General recommendations are implementing an enablement charter if that’s not already done (we have a process and a template in the book!), ensuring a solid foundation of a sales process that is well aligned to the customer’s path (together with sales operations), aligning the enablement services to each other along the customer’s path to ensure consistency and effectiveness. And then, addressing sales managers, enabling them to become frontline coaches is key to success and should always be an element of a mature and scalable sales enablement approach.
JF: What are the main ideas and principles sales leaders should take from the book?
BM: The key message for sales leaders is to understand sales enablement as its core, as the engine to transform your sales force to engage in a different way, inspiring instead of informing, to meet the needs of the modern buyer. Sales enablement is all about sophisticating a salesperson to meet the needs of professional selling today, which is being valuable, relevant and differentiating in every interaction. Sales transformation was always a scary word for many sales leaders, now it’s about time to change. Sales enablement is the engine to drive this transformation. As this is a massive undertaking, sales leaders have to understand the bigger picture, so that they can provide the resources and the budget needed for sales enablement leaders to actually implement enablement successfully.
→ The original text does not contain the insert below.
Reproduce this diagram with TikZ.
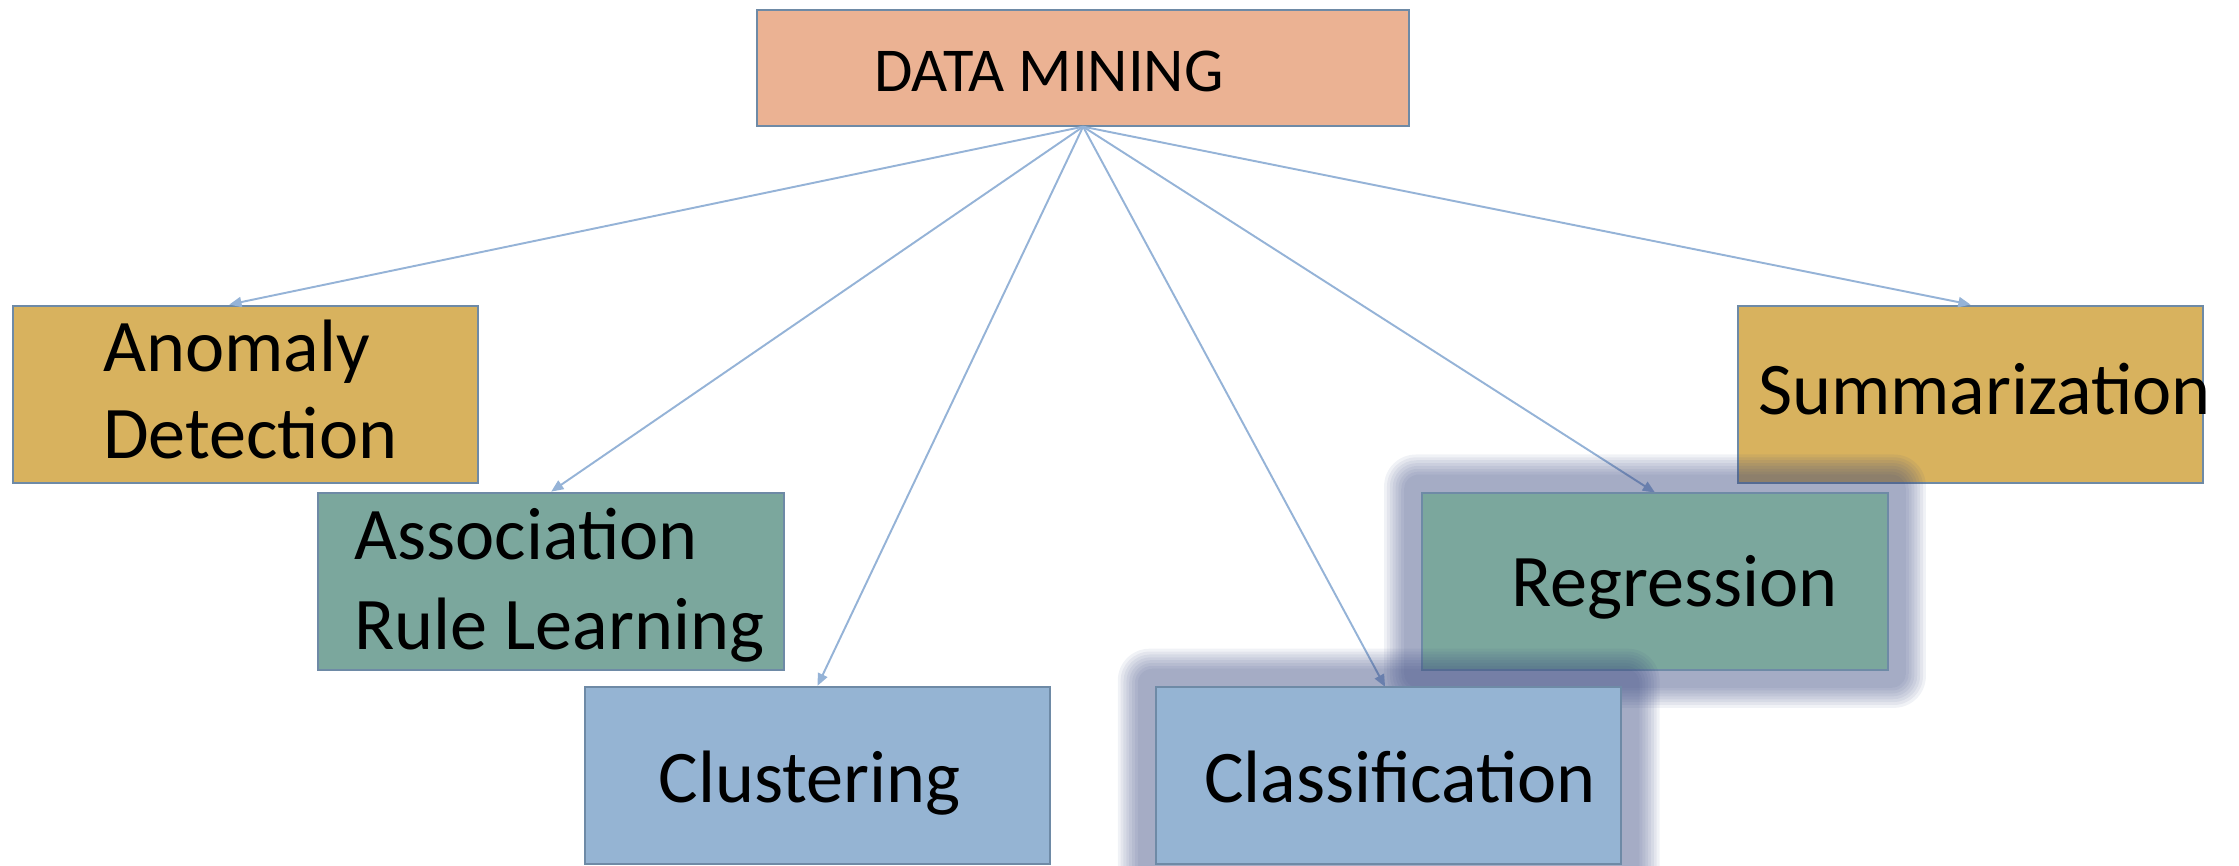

JF: Tamara, may I ask you the same question, specifically, regarding how sales enablement leaders should leverage the clarity model?
TS: The main idea for sales enablement leaders is to get from sales enablement confusion to clarity and strategy, leveraging real-world enablement expertise, experience, and research. We support this idea in our book with a research-based sales enablement framework, the clarity model that allows enablement leaders to achieve different things: One is to assess their current enablement maturity stage to understand where they are at. Two is to leverage the framework to evolve and sharpen their enablement strategy, using the data we provide so that enablement leaders can get an idea what their outcomes could look like and why. Three is to use the related checklists, processes and practical templates in the book to actually implement enablement successfully. And four is to get inspired by the case studies, quotes, and examples we have featured in the book.
JF: Finally, Byron, what can we expect from Miller Heiman Group next?
BM: We are working on a couple of exciting things. We are proud to launch Scout! Scout is our new sales analytics platform that helps drive seller actions, change deal outcomes and replicate winning. With Scout, you will always “see the move that moves the deal.” Additionally, we are proud to launch Strategic Selling with Perspective which is our contribution to evolve our services to the ever-changing buyers in the digital age.
JF: And Tamara, what’s next in the world of research?
TS: We just launched our first ever Buyer Preferences Study. We are working on our Sales Effectiveness Study and, most important for me, we are already recruiting participants for our 2018 Sales Enablement Optimization Study.